The foyer includes textured concrete whose wave pattern has become a motif for the Centre. Photo by Henry Kalen

One of the theatre’s two foyers includes viewing windows to the backstage workshop area, where theatregoers can see all the aspects of work that go into a production. Architectural historian Andrew Waldron says, “A thrust stage, calm semi-private spaces and public viewing of behind-the-scenes are only a few elements of how the architects introduced a more intimate and informal experience within a Brutalist space. These qualities have remained intact. Indeed, in contrast to other Brutalist works, the RMTC has retained its integrity with few alterations since construction. Its architectural integrity is a testament to its functional and material success.”

Continuous skylights flank the atrium. Photo by Henry Kalen

The building also contributes to the two streets it faces, and includes a unique auditorium design, with an irregularly shaped balcony extending over the orchestra, and a flexible stage that can project and recess through the frame of the proscenium. Other notable features are continuous skylights on two sides of the auditorium and the high quality craftsmanship of the exposed concrete.

The 785-seat theatre includes a flexible stage. Photo by Henry Kalen

:: Jury ::   John Leroux (MRAIC), Patricia Patkau (FRAIC), Richard Moorhouse

This small project is as much about the local culture of Winnipeg as it is about Brutalism. It is as much about the social and political agendas of a local creative community as it is about form. It promotes an awareness and appreciation of the relationships between those behind the scenes, those on stage and the audience—a casualness of contact. It explores the social, the political, the material and the place as conditions for creativity and innovation. It is a gentle, lovely and lovable building.

A generous setback and finely texture concrete walls contribute to the surrounding streetscape.
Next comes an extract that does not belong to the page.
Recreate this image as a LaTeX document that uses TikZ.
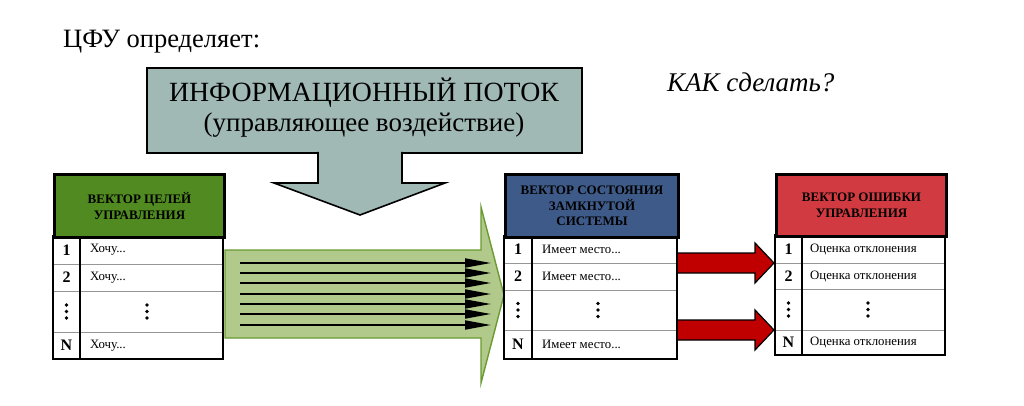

Photo by James Ashby

While most Brutalist architecture embraced its fortress-like mass and solidity, in the case of the theatre, its generous glazing surfaces and careful board form details make it a pleasure to pass by. Of special note is the artistic motif of the sinewy curved lines of the light installation atop the exterior fly gallery, matched by the formwork mural surface on the interior lobby.

The owners have been quite wonderful stewards over the years and this should be recognized. They have undertaken award-winning renovations to accommodate contemporary needs while respecting the spirit of the building to ensure that it can be enjoyed for generations to come, just like it was when it was first conceived and built.